Panza (con él no hace falta disfrazar nombre, por lo que contaré ahora y porque nunca –creo- estuvo en la ilegalidad) tiene un taller en el barrio. Y es, como su apellido, panzón, robusto, de piel apenas más clara que el café que se pidió y vestimenta descuidada. No está vestido de taller esta tarde en que lo vi. Me saluda y me agradece por la ayuda del otro día en el locutorio, en el que le di una mano para buscar a su hija. No fue una tarea fácil, Panza nunca en su vida había tocado una computadora, ergo, había que hacer un mail y luego un Facebook.  Pero lo más loco para un pibe de ahora como el que escribe: usar el mouse, el teclado. Explicar todo de cero. Estuvimos algo así como una hora, fracasando en el intento, ya que nunca encontramos a su hija y él no volverá a usar esa cuenta, me dijo, no pudo acordarse lo aprendido.
Con él conversamos en el pool, parados cerca de su mesa, me invita a jugar y le digo que no, que me aburre y no soy muy bueno, que no es un buen día para pasar papelones. Me cuenta que suele jugar con un policía, amigo suyo. Le cambio de tema diciéndole algo que a él le parece extraño, por lo común. Una paradoja de la vida:
-Qué lindo, ¿no? Qué lindo irse de todo esto –y miro afuera, a través del ventanal-. Vos te quejabas de no saber usar la máquina, pero mejor, tendrían que haber más lugares así como éste, pero es tarde, quedan pocos y van a quedar menos.
Me palmea, se ríe y me siento un desquiciado. Panza nunca abandonó los cafetines y su taller. Nunca, hasta hace unos días, tuvo la necesidad de contactarse con gente por internet. Ni siquiera tiene celular.
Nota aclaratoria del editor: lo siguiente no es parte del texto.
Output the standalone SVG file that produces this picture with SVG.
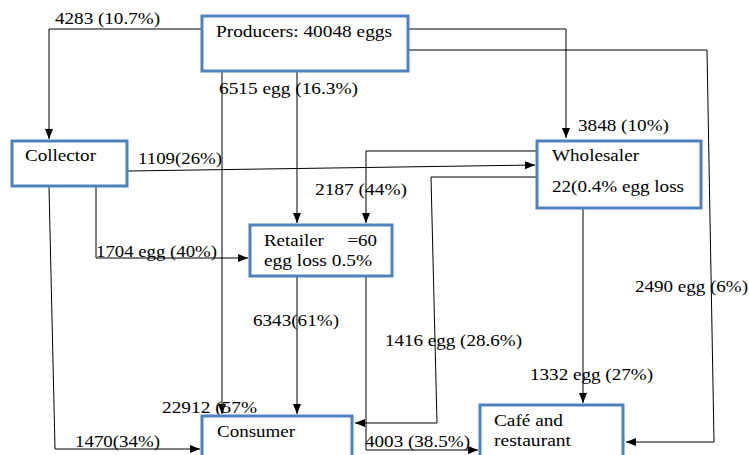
<svg xmlns="http://www.w3.org/2000/svg" width="749" height="455" viewBox="0 0 749 455">
<style>
.box{fill:#fff;stroke:#4f81bd;stroke-width:3}
.ln{fill:none;stroke:#000;stroke-width:1}
.ar{marker-end:url(#arr)}
text{font-family:'Liberation Serif','DejaVu Serif','Times New Roman',serif;font-size:16px;fill:#000}
</style>
<defs>
<marker id="arr" markerUnits="userSpaceOnUse" markerWidth="11" markerHeight="9" refX="10" refY="4" orient="auto">
<path d="M0,0 L10,4 L0,8 z" fill="#000"/>
</marker>
</defs>
<rect width="749" height="455" fill="#fff"/>
<g id="connectors" font-family="Liberation Serif, DejaVu Serif, serif">
<polyline class="ln ar" points="205,29 49,29 49,139"/>
<polyline class="ln ar" points="409,29 566,29 566,138"/>
<polyline class="ln ar" points="409,50 707,50 714,442 626,442"/>
<polyline class="ln ar" points="297,71 297,223"/>
<polyline class="ln ar" points="222,71 222,414"/>
<polyline class="ln ar" points="128,171 535,165"/>
<polyline class="ln ar" points="96,186 96,258 248,258"/>
<polyline class="ln ar" points="49,187 55,449 200,449"/>
<polyline class="ln ar" points="536,151 366,151 366,223"/>
<polyline class="ln ar" points="536,177 431,177 437,423 355,423"/>
<polyline class="ln ar" points="583,209 583,403"/>
<polyline class="ln ar" points="297,277 297,414"/>
<polyline class="ln ar" points="366,277 366,450 478,450"/>
<text x="55" y="24" textLength="105" lengthAdjust="spacingAndGlyphs">4283 (10.7%)</text>
<text x="578" y="131" textLength="91" lengthAdjust="spacingAndGlyphs">3848 (10%)</text>
<text x="635" y="292" textLength="113" lengthAdjust="spacingAndGlyphs">2490 egg (6%)</text>
<text x="219" y="94" textLength="139" lengthAdjust="spacingAndGlyphs">6515 egg (16.3%)</text>
<text x="162" y="413" textLength="95" lengthAdjust="spacingAndGlyphs">22912 (57%</text>
<text x="138" y="164" textLength="84" lengthAdjust="spacingAndGlyphs">1109(26%)</text>
<text x="96" y="257" textLength="121" lengthAdjust="spacingAndGlyphs">1704 egg (40%)</text>
<text x="75" y="447" textLength="85" lengthAdjust="spacingAndGlyphs">1470(34%)</text>
<text x="315" y="195" textLength="92" lengthAdjust="spacingAndGlyphs">2187 (44%)</text>
<text x="385" y="346" textLength="137" lengthAdjust="spacingAndGlyphs">1416 egg (28.6%)</text>
<text x="530" y="380" textLength="123" lengthAdjust="spacingAndGlyphs">1332 egg (27%)</text>
<text x="253" y="326" textLength="86" lengthAdjust="spacingAndGlyphs">6343(61%)</text>
<text x="365" y="447" textLength="105" lengthAdjust="spacingAndGlyphs">4003 (38.5%)</text>
</g>
<g id="producers">
<rect class="box" x="202" y="16" width="206" height="55"/>
<text x="216" y="37" textLength="176" lengthAdjust="spacingAndGlyphs">Producers: 40048 eggs</text>
</g>
<g id="collector">
<rect class="box" x="12" y="141" width="115" height="45"/>
<text x="25" y="161" textLength="71" lengthAdjust="spacingAndGlyphs">Collector</text>
</g>
<g id="wholesaler">
<rect class="box" x="537" y="141" width="164" height="67"/>
<text x="552" y="161" textLength="87" lengthAdjust="spacingAndGlyphs">Wholesaler</text>
<text x="552" y="192" textLength="132" lengthAdjust="spacingAndGlyphs">22(0.4% egg loss</text>
</g>
<g id="retailer">
<rect class="box" x="250" y="225" width="142" height="51"/>
<text x="264" y="246" xml:space="preserve" textLength="113" lengthAdjust="spacingAndGlyphs">Retailer     =60</text>
<text x="264" y="266" textLength="108" lengthAdjust="spacingAndGlyphs">egg loss 0.5%</text>
</g>
<g id="consumer">
<rect class="box" x="202" y="416" width="150" height="50"/>
<text x="217" y="437" textLength="78" lengthAdjust="spacingAndGlyphs">Consumer</text>
</g>
<g id="cafe">
<rect class="box" x="480" y="405" width="143" height="60"/>
<text x="494" y="426" textLength="69" lengthAdjust="spacingAndGlyphs">Café and</text>
<text x="494" y="446" textLength="77" lengthAdjust="spacingAndGlyphs">restaurant</text>
</g>
</svg>
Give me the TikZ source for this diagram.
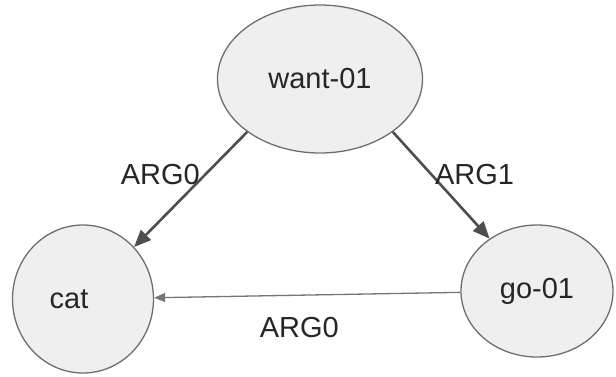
\documentclass[tikz,border=0pt]{standalone}
\usepackage{fontspec}
\setmainfont{Liberation Sans}
\usetikzlibrary{shapes.geometric,arrows.meta}
\definecolor{conceptfill}{HTML}{EFEFEF}
\definecolor{conceptline}{HTML}{6E6E6E}
\definecolor{reldark}{HTML}{4E4E4E}
\definecolor{rellight}{HTML}{757575}
\begin{document}
\begin{tikzpicture}[x=1pt,y=-1pt,
    concept/.style={ellipse,draw=conceptline,line width=1.3pt,fill=conceptfill,inner sep=0pt,
      text=black!85,font=\fontsize{29}{34}\selectfont},
    role/.style={inner sep=0pt,text=black!85,font=\fontsize{29}{34}\selectfont},
    relthick/.style={-{Triangle[length=17pt,width=14pt]},draw=reldark,line width=2.6pt},
    relthin/.style={-{Triangle[length=11pt,width=9pt]},draw=rellight,line width=1.3pt}]
  \useasboundingbox (0,0) rectangle (616,376);

  \node [concept,minimum width=205pt,minimum height=148pt] (want) at (320,79) {want-01};
  \node [concept,minimum width=141pt,minimum height=148pt] (cat) at (83,299) {cat\hspace*{28pt}};
  \node [concept,minimum width=152pt,minimum height=132pt] (go) at (537,291) {go-01};

  \draw[relthick] (want.216) -- (cat) node [role,pos=0.372,anchor=east,xshift=-4pt] {ARG0};
  \draw[relthick] (want.324) -- (go) node [role,pos=0.402,anchor=west,xshift=2pt] {ARG1};
  \draw[relthin] (go) -- (cat) node [role,midway,xshift=-8pt,yshift=-32pt] {ARG0};
\end{tikzpicture}
\end{document}
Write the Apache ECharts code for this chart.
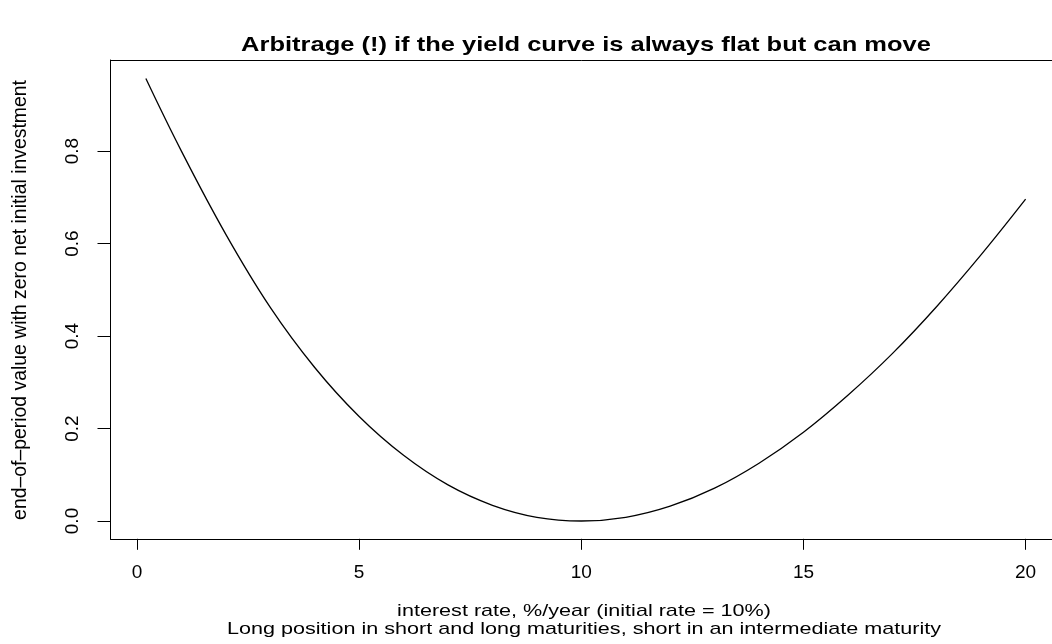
<!DOCTYPE html>
<html>
<head>
<meta charset="utf-8">
<script src="https://cdn.jsdelivr.net/npm/echarts@6/dist/echarts.min.js"></script>
<style>
html,body{margin:0;padding:0;background:#fff;}
#chart{width:1052px;height:644px;}
</style>
</head>
<body>
<div id="chart"></div>
<script>
// interest rate, %/year
var rates = [0.2, 1, 2, 3, 4, 5, 6, 7, 8, 9, 10, 11, 12, 13, 14, 15, 16, 17, 18, 19, 20];
// end-of-period value with zero net initial investment
var values = [0.957, 0.80, 0.62, 0.462, 0.332, 0.226, 0.142, 0.078, 0.034, 0.008, 0.0, 0.008, 0.032, 0.071, 0.125, 0.192, 0.272, 0.362, 0.464, 0.576, 0.696];
var xTicks = [0, 5, 10, 15, 20];
var yTicks = [0, 0.2, 0.4, 0.6, 0.8];

var titleText = 'Arbitrage (!) if the yield curve is always flat but can move';
var xTitle = 'interest rate, %/year (initial rate = 10%)';
var subTitle = 'Long position in short and long maturities, short in an intermediate maturity';
var yTitle = 'end\u2013of\u2013period value with zero net initial investment';

var FONT = '"Liberation Sans", Arial, Helvetica, sans-serif';
var chart = echarts.init(document.getElementById('chart'));
var pts = rates.map(function (r, i) { return [r, values[i]]; });

var X_MIN = -0.596, X_MAX = 20.594;
var lineSt = { color: '#000', width: 1 };

chart.setOption({
  animation: false,
  backgroundColor: '#fff',
  grid: { left: 110.5, top: 60, right: 0, bottom: 105.2, show: false },
  xAxis: [{
    type: 'value', min: X_MIN, max: X_MAX, position: 'bottom',
    splitLine: { show: false },
    axisLine: { show: true, onZero: false, lineStyle: lineSt },
    axisTick: { show: true, customValues: xTicks, length: 11, inside: false, lineStyle: lineSt },
    axisLabel: { customValues: xTicks, margin: 24, fontFamily: FONT, fontSize: 19, color: '#000' }
  }, {
    type: 'value', min: X_MIN, max: X_MAX, position: 'top',
    splitLine: { show: false },
    axisLine: { show: true, onZero: false, lineStyle: lineSt },
    axisTick: { show: false },
    axisLabel: { show: false }
  }],
  yAxis: {
    type: 'value', min: -0.0385, max: 0.997,
    splitLine: { show: false },
    axisLine: { show: true, onZero: false, lineStyle: lineSt },
    axisTick: { show: true, customValues: yTicks, length: 13, inside: false, lineStyle: lineSt },
    axisLabel: {
      customValues: yTicks, margin: 28, rotate: 90, fontFamily: FONT, fontSize: 19, color: '#000',
      formatter: function (v) { return v.toFixed(1); }
    }
  },
  series: [{
    type: 'line', data: pts, smooth: 0.4, showSymbol: false, symbol: 'none',
    lineStyle: { color: '#000', width: 1.3 }, clip: false
  }],
  graphic: [
    { type: 'text', x: 586, y: 45, scaleX: 1.25, style: { text: titleText, fontFamily: FONT, fontWeight: 'bold', fontSize: 20.4, fill: '#000', align: 'center', verticalAlign: 'middle' } },
    { type: 'text', x: 584, y: 611, scaleX: 1.27, style: { text: xTitle, fontFamily: FONT, fontSize: 17, fill: '#000', align: 'center', verticalAlign: 'middle' } },
    { type: 'text', x: 584, y: 629, scaleX: 1.27, style: { text: subTitle, fontFamily: FONT, fontSize: 17, fill: '#000', align: 'center', verticalAlign: 'middle' } },
    { type: 'text', x: 21, y: 300, rotation: Math.PI / 2, style: { text: yTitle, fontFamily: FONT, fontSize: 19.4, fill: '#000', align: 'center', verticalAlign: 'middle' } }
  ]
});
</script>
</body>
</html>
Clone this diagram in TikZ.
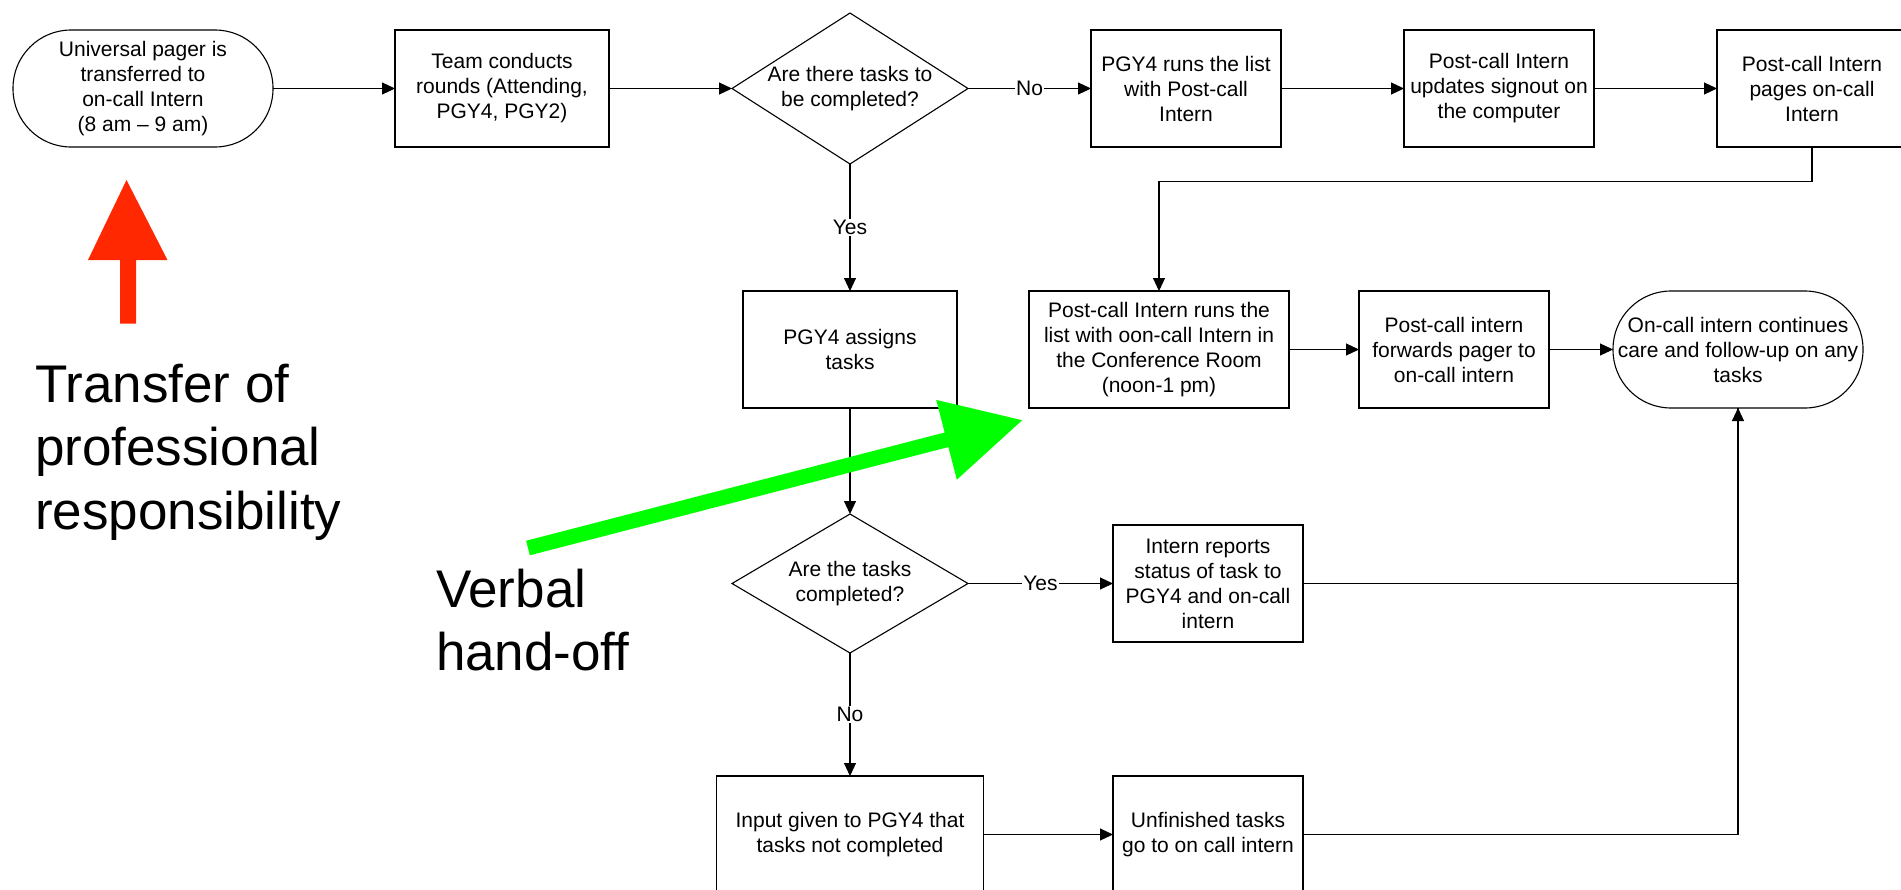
\documentclass[tikz,border=0pt]{standalone}
\usepackage{fontspec}
\setmainfont{Liberation Sans}
\usetikzlibrary{positioning,shapes.geometric,arrows.meta}
\definecolor{handoff}{RGB}{0,255,0}
\definecolor{transfer}{RGB}{255,40,0}

\begin{document}
\begin{tikzpicture}[x=1pt,y=-1pt,line width=1.1pt,
	every node/.style={font=\fontsize{21}{25}\selectfont,align=center,inner sep=2pt,outer sep=0pt},
	box/.style={draw,minimum width=#1,minimum height=117pt},
	box/.default=190pt,
	term/.style={draw,rounded corners=58pt,minimum width=#1,minimum height=117pt},
	decision/.style={draw,diamond,aspect=1.56,inner sep=0pt,minimum width=236pt,minimum height=#1},
	flow/.style={-{Triangle[length=13pt,width=12pt]}},
	answer/.style={fill=white,inner sep=1pt},
	big/.style={font=\fontsize{53}{63.5}\selectfont,align=left,inner sep=0pt,anchor=north west}]
\useasboundingbox (0,0) rectangle (1901,889);
\clip (0,0) rectangle (1901,889);
\node[term=260pt] (start) at (143,88.5) {Universal pager is\\transferred to\\on-call Intern\\(8 am – 9 am)};
\node[box=214pt,right=122pt of start] (rounds) {Team conducts\\rounds (Attending,\\PGY4, PGY2)};
\node[decision=151pt,right=123pt of rounds] (tasks) {Are there tasks to\\be completed?};
\node[box,right=123pt of tasks] (runlist) {PGY4 runs the list\\with Post-call\\Intern};
\node[box,right=123pt of runlist] (signout) {Post-call Intern\\updates signout on\\the computer};
\node[box,right=123pt of signout] (pages) {Post-call Intern\\pages on-call\\Intern};
\node[box=214pt,below=127pt of tasks] (assign) {PGY4 assigns\\tasks};
\node[box=260pt,right=72pt of assign] (conf) {Post-call Intern runs the\\list with oon-call Intern in\\the Conference Room\\(noon-1 pm)};
\node[box,right=70pt of conf] (forward) {Post-call intern\\forwards pager to\\on-call intern};
\node[term=250pt,right=64pt of forward] (care) {On-call intern continues\\care and follow-up on any\\tasks};
\node[decision=139pt,aspect=1.7,below=106pt of assign] (done) {Are the tasks\\completed?};
\node[box,right=145pt of done] (report) {Intern reports\\status of task to\\PGY4 and on-call\\intern};
\node[box=267pt,below=123pt of done] (input) {Input given to PGY4 that\\tasks not completed};
\node[box] (unfinished) at (report |- input) {Unfinished tasks\\go to on call intern};

\draw[flow] (start) -- (rounds);
\draw[flow] (rounds) -- (tasks);
\draw[flow] (tasks) -- node[answer]{No} (runlist);
\draw[flow] (runlist) -- (signout);
\draw[flow] (signout) -- (pages);
\draw[flow] (tasks) -- node[answer]{Yes} (assign);
\draw[flow] (pages.south) -- ++(0,34.5) -| (conf.north);
\draw[flow] (conf) -- (forward);
\draw[flow] (forward) -- (care);
\draw[flow] (assign) -- (done);
\draw[flow] (done) -- node[answer]{Yes} (report);
\draw[flow] (done) -- node[answer]{No} (input);
\draw[flow] (input) -- (unfinished);
\draw (report) -| (care);
\draw[flow] (unfinished) -| (care);

\fill[transfer] (126.5,180) -- (167.5,260) -- (136,260) -- (136,323.5) -- (120,323.5) -- (120,260) -- (88,260) -- cycle;
\node[big] (responsibility) at (35,364) {Transfer of\\professional\\responsibility};
\node[big] (verbal) at (436,569) {Verbal\\hand-off};
\draw[handoff,line width=15pt,-{Triangle[length=79pt,width=78pt]}] (528,548) -- (1023,420);
\end{tikzpicture}
\end{document}
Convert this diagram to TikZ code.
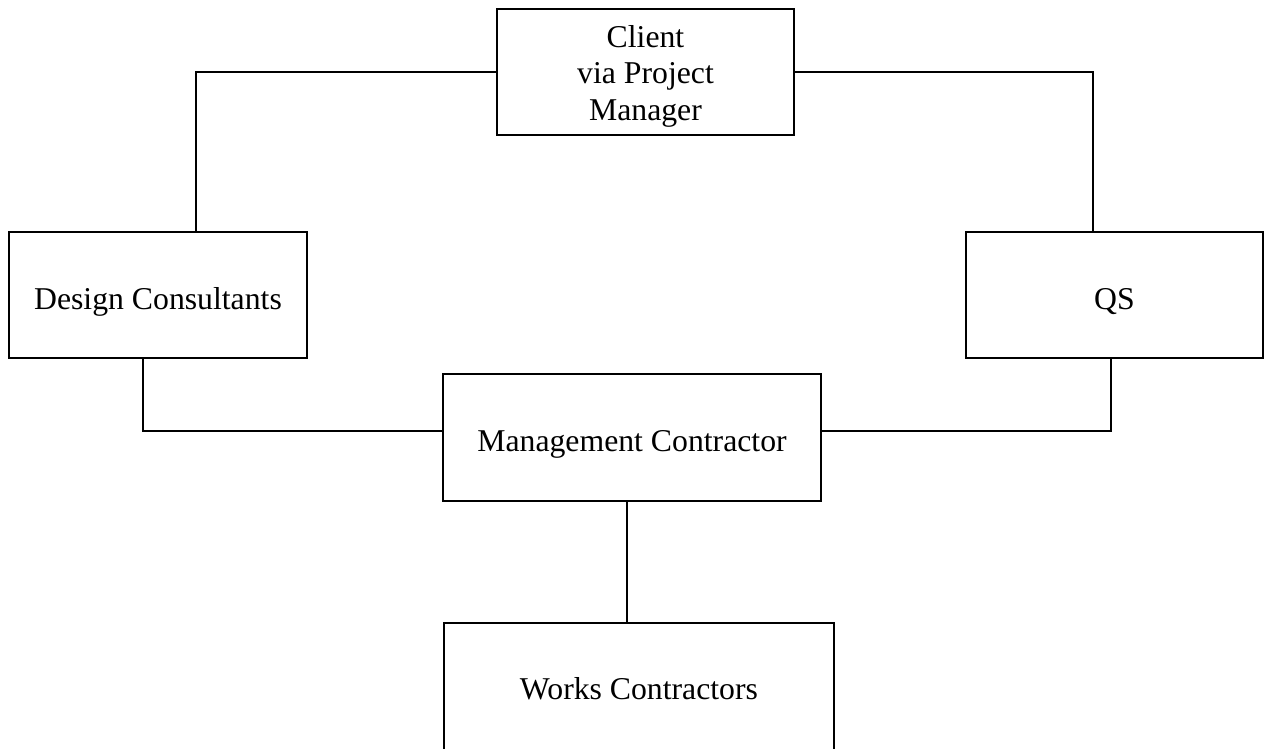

Ni siquiera el viejísimo Nokia que yo tengo. Este lugar, es todo suyo. Bien suyo. Gente diferente, de distintos palos, que ahora me comenta, los conoce a todos cuando le pregunto del cana al que le ganó y, según él, tiene de hijo. Se contradice en decir que odia a los chorros pero es amigo de varios ladrones que vienen acá. M pregunta a qué me dedico, le digo que me gusta escribir y vuelve a reírse, como si nunca, en ese lugar, alguien le hubiera dicho eso. Como si el café mismo fuera, como Goyeneche, la literatura.

Un día felizmente solo

Entro.
Está algo vacío el lugar, lo supe desde la calle, pispeando; si había alguien, seguía de largo. Ninguna cara conocida. Esta vez quiero disfrutar de la magia que me causa estar en esta cueva arrabalera.  Voy hacia el fondo, donde me suelo poner a anotar en el cuaderno lo que miro desde la ventana. Imagino algunas situaciones y me invade. Miro a dos pesados e imagino que uno es el tira que suele jugar con Panza al pool. Entran y me río. Si estuviera en otro bar, posiblemente todo me perezca horrible. Ellos allá, yo acá.
Cada uno en lo suyo.
Lo que pasa afuera, desde adentro, parece y tal vez sea, una mentira para masacrarnos.